▶ [Task to carry out] Produce a word-for-word copy of the listing below without its pictures.

▶ [Data block]

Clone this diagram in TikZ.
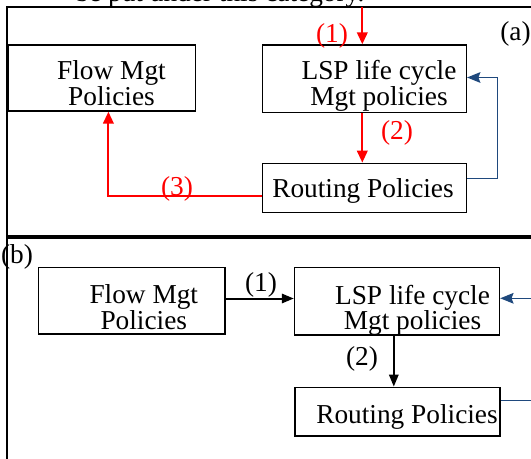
\documentclass[tikz,border=0pt]{standalone}
\usepackage{fontspec}
\setmainfont{Liberation Serif}
\usepackage{tikz}
\usetikzlibrary{arrows.meta}
\tikzset{every picture/.style={line width=0.75pt}}
\definecolor{fbblue}{RGB}{31,73,125}
\tikzset{
  box/.style={draw,line width=1.1pt,inner sep=0pt},
  txt/.style={inner sep=0pt,align=center,font=\fontsize{20.5}{19.3}\selectfont},
  frame/.style={line width=2pt},
  redarr/.style={red,line width=1.5pt,-{Triangle[length=9pt,width=8pt]}},
  blkarr/.style={line width=1.5pt,-{Triangle[length=9pt,width=7pt]}},
  bluearr/.style={fbblue,line width=1pt,-{Stealth[length=10pt,width=8pt,inset=1.5pt]}},
  blueline/.style={fbblue,line width=1pt}
}

\begin{document}
\begin{tikzpicture}[x=0.75pt,y=0.75pt,yscale=-1,xscale=1]
\useasboundingbox (0,0) rectangle (531,459);
\clip (0,0) rectangle (531,459);
\node[txt,anchor=base west] (caption) at (75,1.5) {be put under this category.};
\draw[frame] (540,7) -- (7,7) -- (7,470);
\draw[frame,line width=3pt] (7,237) -- (540,237);

% (a)
\node[box,minimum width=140.2pt,minimum height=49.5pt] (flowA) at (102,78) {};
\node[box,minimum width=152.9pt,minimum height=50.7pt] (lspA) at (364.4,78.8) {};
\node[box,minimum width=152.9pt,minimum height=36.75pt] (routA) at (364.4,187.8) {};
\node[txt,anchor=north] (flowAtxt) at (111.5,60.2) {Flow Mgt\\Policies};
\node[txt,anchor=north] (lspAtxt) at (379,60.2) {LSP life cycle\\Mgt policies};
\node[txt,anchor=north] (routAtxt) at (363,177.6) {Routing Policies};
\node[txt] (partA) at (515.5,33.5) {(a)};
\coordinate (inA) at (362.3,7);
\coordinate (bendA) at (108.4,196);
\coordinate (fbA) at (497.8,178.5);
\coordinate (fbAtop) at (497.8,77.5);
\draw[redarr] (inA) -- (inA |- lspA.north);
\draw[redarr] (lspA.south -| inA) -- (routA.north -| inA);
\draw[redarr] (routA.west |- bendA) -- (bendA) -- (flowA.south -| bendA);
\draw[bluearr] (routA.east |- fbA) -- (fbA) -- (fbAtop) -- (lspA.east |- fbAtop);
\node[txt,red] (oneA) at (332,36) {(1)};
\node[txt,red] (twoA) at (397,133) {(2)};
\node[txt,red] (threeA) at (177,189) {(3)};

% (b)
\node[box,minimum width=140pt,minimum height=50pt] (flowB) at (131.7,300.7) {};
\node[box,minimum width=153.7pt,minimum height=50.8pt] (lspB) at (397,301.2) {};
\node[box,minimum width=153.7pt,minimum height=36.5pt] (routB) at (397.3,411.7) {};
\node[txt,anchor=north] (flowBtxt) at (143.8,284.4) {Flow Mgt\\Policies};
\node[txt,anchor=north] (lspBtxt) at (412.5,284.4) {LSP life cycle\\Mgt policies};
\node[txt,anchor=north] (routBtxt) at (407,404.5) {Routing Policies};
\node[txt] (partB) at (17,257) {(b)};
\coordinate (arrB) at (260,298.5);
\coordinate (downB) at (393.8,360);
\coordinate (fbBin) at (540,298.3);
\coordinate (fbBout) at (540,400.7);
\draw[blkarr] (flowB.east |- arrB) -- (lspB.west |- arrB);
\draw[blkarr] (lspB.south -| downB) -- (routB.north -| downB);
\draw[bluearr] (fbBin) -- (lspB.east |- fbBin);
\draw[blueline] (routB.east |- fbBout) -- (fbBout);
\node[txt] (oneB) at (261,285) {(1)};
\node[txt] (twoB) at (362,358.5) {(2)};
\end{tikzpicture}
\end{document}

▶ [The response]
Clone this diagram in TikZ.
\documentclass[tikz,border=0pt]{standalone}
\usepackage{fontspec}
\setmainfont{Liberation Serif}
\usepackage{tikz}
\usetikzlibrary{arrows.meta}
\tikzset{every picture/.style={line width=0.75pt}}
\definecolor{fbblue}{RGB}{31,73,125}
\tikzset{
  box/.style={draw,line width=1.1pt,inner sep=0pt},
  txt/.style={inner sep=0pt,align=center,font=\fontsize{20.5}{19.3}\selectfont},
  frame/.style={line width=2pt},
  redarr/.style={red,line width=1.5pt,-{Triangle[length=9pt,width=8pt]}},
  blkarr/.style={line width=1.5pt,-{Triangle[length=9pt,width=7pt]}},
  bluearr/.style={fbblue,line width=1pt,-{Stealth[length=10pt,width=8pt,inset=1.5pt]}},
  blueline/.style={fbblue,line width=1pt}
}

\begin{document}
\begin{tikzpicture}[x=0.75pt,y=0.75pt,yscale=-1,xscale=1]
\useasboundingbox (0,0) rectangle (531,459);
\clip (0,0) rectangle (531,459);
\node[txt,anchor=base west] (caption) at (75,1.5) {be put under this category.};
\draw[frame] (540,7) -- (7,7) -- (7,470);
\draw[frame,line width=3pt] (7,237) -- (540,237);

% (a)
\node[box,minimum width=140.2pt,minimum height=49.5pt] (flowA) at (102,78) {};
\node[box,minimum width=152.9pt,minimum height=50.7pt] (lspA) at (364.4,78.8) {};
\node[box,minimum width=152.9pt,minimum height=36.75pt] (routA) at (364.4,187.8) {};
\node[txt,anchor=north] (flowAtxt) at (111.5,60.2) {Flow Mgt\\Policies};
\node[txt,anchor=north] (lspAtxt) at (379,60.2) {LSP life cycle\\Mgt policies};
\node[txt,anchor=north] (routAtxt) at (363,177.6) {Routing Policies};
\node[txt] (partA) at (515.5,33.5) {(a)};
\coordinate (inA) at (362.3,7);
\coordinate (bendA) at (108.4,196);
\coordinate (fbA) at (497.8,178.5);
\coordinate (fbAtop) at (497.8,77.5);
\draw[redarr] (inA) -- (inA |- lspA.north);
\draw[redarr] (lspA.south -| inA) -- (routA.north -| inA);
\draw[redarr] (routA.west |- bendA) -- (bendA) -- (flowA.south -| bendA);
\draw[bluearr] (routA.east |- fbA) -- (fbA) -- (fbAtop) -- (lspA.east |- fbAtop);
\node[txt,red] (oneA) at (332,36) {(1)};
\node[txt,red] (twoA) at (397,133) {(2)};
\node[txt,red] (threeA) at (177,189) {(3)};

% (b)
\node[box,minimum width=140pt,minimum height=50pt] (flowB) at (131.7,300.7) {};
\node[box,minimum width=153.7pt,minimum height=50.8pt] (lspB) at (397,301.2) {};
\node[box,minimum width=153.7pt,minimum height=36.5pt] (routB) at (397.3,411.7) {};
\node[txt,anchor=north] (flowBtxt) at (143.8,284.4) {Flow Mgt\\Policies};
\node[txt,anchor=north] (lspBtxt) at (412.5,284.4) {LSP life cycle\\Mgt policies};
\node[txt,anchor=north] (routBtxt) at (407,404.5) {Routing Policies};
\node[txt] (partB) at (17,257) {(b)};
\coordinate (arrB) at (260,298.5);
\coordinate (downB) at (393.8,360);
\coordinate (fbBin) at (540,298.3);
\coordinate (fbBout) at (540,400.7);
\draw[blkarr] (flowB.east |- arrB) -- (lspB.west |- arrB);
\draw[blkarr] (lspB.south -| downB) -- (routB.north -| downB);
\draw[bluearr] (fbBin) -- (lspB.east |- fbBin);
\draw[blueline] (routB.east |- fbBout) -- (fbBout);
\node[txt] (oneB) at (261,285) {(1)};
\node[txt] (twoB) at (362,358.5) {(2)};
\end{tikzpicture}
\end{document}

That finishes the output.